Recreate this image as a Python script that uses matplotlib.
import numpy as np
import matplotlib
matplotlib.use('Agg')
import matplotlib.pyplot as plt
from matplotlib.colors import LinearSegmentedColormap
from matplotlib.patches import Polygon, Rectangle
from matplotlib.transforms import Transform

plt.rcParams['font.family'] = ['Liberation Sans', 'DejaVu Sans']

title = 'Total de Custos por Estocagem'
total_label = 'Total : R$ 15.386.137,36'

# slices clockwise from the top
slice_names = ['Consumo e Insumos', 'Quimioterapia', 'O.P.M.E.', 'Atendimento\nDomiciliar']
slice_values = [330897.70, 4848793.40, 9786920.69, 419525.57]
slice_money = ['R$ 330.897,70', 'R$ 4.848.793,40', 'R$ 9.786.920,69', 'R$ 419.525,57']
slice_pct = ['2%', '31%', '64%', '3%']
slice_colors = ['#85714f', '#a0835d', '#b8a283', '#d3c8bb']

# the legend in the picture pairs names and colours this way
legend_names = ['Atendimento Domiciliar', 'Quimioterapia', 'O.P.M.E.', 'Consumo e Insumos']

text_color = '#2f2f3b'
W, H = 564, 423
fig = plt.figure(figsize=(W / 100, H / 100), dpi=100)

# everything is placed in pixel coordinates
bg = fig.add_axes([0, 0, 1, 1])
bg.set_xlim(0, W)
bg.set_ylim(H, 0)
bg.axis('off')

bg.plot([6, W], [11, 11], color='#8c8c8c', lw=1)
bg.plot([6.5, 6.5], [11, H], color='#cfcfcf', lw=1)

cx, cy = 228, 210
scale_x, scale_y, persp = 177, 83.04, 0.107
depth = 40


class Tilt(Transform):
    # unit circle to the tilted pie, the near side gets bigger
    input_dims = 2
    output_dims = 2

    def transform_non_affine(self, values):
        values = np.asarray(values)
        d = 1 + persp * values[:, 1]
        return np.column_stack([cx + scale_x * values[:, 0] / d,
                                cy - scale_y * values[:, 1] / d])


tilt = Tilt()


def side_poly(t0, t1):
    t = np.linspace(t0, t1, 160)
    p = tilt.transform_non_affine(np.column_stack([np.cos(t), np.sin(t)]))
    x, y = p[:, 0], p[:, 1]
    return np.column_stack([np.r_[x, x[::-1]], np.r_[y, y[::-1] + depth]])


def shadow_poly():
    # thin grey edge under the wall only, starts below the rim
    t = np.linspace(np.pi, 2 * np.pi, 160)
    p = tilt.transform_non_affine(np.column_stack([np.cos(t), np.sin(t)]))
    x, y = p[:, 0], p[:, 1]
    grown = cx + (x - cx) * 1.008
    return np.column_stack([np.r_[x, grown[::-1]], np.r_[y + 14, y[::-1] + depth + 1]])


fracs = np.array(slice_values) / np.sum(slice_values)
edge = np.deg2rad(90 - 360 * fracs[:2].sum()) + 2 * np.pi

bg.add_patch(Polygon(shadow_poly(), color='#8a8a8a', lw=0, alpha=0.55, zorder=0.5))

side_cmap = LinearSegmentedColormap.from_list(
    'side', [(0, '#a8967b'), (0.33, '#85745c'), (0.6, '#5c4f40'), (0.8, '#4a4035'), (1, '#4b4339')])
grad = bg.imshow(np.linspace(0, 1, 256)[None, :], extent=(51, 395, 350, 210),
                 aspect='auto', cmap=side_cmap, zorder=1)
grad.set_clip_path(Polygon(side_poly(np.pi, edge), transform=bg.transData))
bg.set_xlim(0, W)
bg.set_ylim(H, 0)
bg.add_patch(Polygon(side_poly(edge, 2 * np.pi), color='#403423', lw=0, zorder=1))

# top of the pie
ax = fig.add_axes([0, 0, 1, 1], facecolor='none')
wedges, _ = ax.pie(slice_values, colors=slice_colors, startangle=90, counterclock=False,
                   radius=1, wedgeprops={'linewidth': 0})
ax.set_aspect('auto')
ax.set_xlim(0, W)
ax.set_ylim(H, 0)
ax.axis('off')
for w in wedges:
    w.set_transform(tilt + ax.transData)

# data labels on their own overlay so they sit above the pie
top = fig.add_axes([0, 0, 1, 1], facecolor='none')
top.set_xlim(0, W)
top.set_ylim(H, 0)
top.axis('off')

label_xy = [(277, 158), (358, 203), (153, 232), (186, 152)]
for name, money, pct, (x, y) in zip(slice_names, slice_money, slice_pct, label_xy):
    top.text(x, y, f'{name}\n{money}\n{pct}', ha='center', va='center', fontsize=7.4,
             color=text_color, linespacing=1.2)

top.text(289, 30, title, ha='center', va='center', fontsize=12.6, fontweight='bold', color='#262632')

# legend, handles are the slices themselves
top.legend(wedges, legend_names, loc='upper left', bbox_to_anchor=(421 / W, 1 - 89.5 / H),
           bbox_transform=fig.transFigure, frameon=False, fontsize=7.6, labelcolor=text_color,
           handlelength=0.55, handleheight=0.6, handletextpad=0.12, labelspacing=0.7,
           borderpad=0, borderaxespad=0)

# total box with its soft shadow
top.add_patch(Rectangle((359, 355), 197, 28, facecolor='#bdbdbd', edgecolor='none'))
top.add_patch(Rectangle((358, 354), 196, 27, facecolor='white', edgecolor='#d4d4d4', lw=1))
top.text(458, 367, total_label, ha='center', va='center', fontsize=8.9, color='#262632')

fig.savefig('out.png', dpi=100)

---------------

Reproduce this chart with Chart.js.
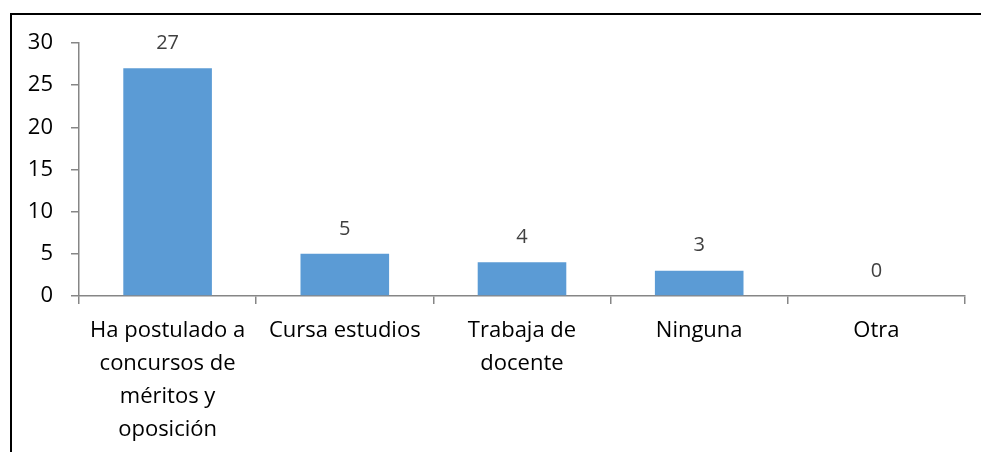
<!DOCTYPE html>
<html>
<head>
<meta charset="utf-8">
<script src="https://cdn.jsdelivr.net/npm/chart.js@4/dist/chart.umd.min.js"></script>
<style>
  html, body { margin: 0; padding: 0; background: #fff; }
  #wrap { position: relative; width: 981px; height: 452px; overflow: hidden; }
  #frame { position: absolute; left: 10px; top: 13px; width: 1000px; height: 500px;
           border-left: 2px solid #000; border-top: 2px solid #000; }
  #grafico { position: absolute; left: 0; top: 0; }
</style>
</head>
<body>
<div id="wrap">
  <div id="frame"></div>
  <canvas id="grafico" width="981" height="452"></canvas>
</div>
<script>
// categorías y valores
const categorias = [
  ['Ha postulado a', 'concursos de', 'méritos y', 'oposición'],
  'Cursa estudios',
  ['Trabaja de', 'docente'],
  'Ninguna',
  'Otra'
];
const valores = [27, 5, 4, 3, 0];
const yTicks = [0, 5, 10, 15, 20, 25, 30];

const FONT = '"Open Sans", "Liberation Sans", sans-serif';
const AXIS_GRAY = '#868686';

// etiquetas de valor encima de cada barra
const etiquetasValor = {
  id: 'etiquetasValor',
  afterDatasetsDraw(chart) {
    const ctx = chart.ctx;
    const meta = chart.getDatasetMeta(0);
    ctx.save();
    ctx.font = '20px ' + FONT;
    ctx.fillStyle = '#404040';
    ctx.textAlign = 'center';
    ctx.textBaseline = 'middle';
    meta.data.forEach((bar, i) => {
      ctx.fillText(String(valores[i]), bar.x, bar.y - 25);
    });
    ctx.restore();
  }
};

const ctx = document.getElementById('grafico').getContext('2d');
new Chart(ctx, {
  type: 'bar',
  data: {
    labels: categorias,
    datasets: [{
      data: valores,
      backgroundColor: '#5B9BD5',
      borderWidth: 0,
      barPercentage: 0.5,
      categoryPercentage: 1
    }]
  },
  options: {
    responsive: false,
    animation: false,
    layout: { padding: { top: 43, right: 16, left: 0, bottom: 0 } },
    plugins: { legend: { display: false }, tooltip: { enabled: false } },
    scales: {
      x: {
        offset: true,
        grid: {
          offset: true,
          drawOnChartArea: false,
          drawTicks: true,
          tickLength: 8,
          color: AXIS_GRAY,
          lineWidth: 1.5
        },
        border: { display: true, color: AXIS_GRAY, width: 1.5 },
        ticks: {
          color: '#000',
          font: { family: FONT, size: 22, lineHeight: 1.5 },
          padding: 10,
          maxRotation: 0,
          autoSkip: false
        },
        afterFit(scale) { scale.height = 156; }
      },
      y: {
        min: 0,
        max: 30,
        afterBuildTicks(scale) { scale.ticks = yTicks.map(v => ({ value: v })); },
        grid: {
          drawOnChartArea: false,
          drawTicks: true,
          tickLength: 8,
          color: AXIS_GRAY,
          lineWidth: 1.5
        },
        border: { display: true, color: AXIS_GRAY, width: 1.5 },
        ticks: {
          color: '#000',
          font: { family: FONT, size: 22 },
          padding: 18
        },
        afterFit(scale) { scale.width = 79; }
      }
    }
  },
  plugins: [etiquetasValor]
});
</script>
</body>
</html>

---------------

_YOUR OBJECTIVE_. Within the material above, transcribe exactly the lines that run from the line holding "Recreate this image" through the line holding "total_label = 'Total : R$ 15.386.137,36'".

_OUTPUT OF THE EXERCISE_.
Recreate this image as a Python script that uses matplotlib.
import numpy as np
import matplotlib
matplotlib.use('Agg')
import matplotlib.pyplot as plt
from matplotlib.colors import LinearSegmentedColormap
from matplotlib.patches import Polygon, Rectangle
from matplotlib.transforms import Transform

plt.rcParams['font.family'] = ['Liberation Sans', 'DejaVu Sans']

title = 'Total de Custos por Estocagem'
total_label = 'Total : R$ 15.386.137,36'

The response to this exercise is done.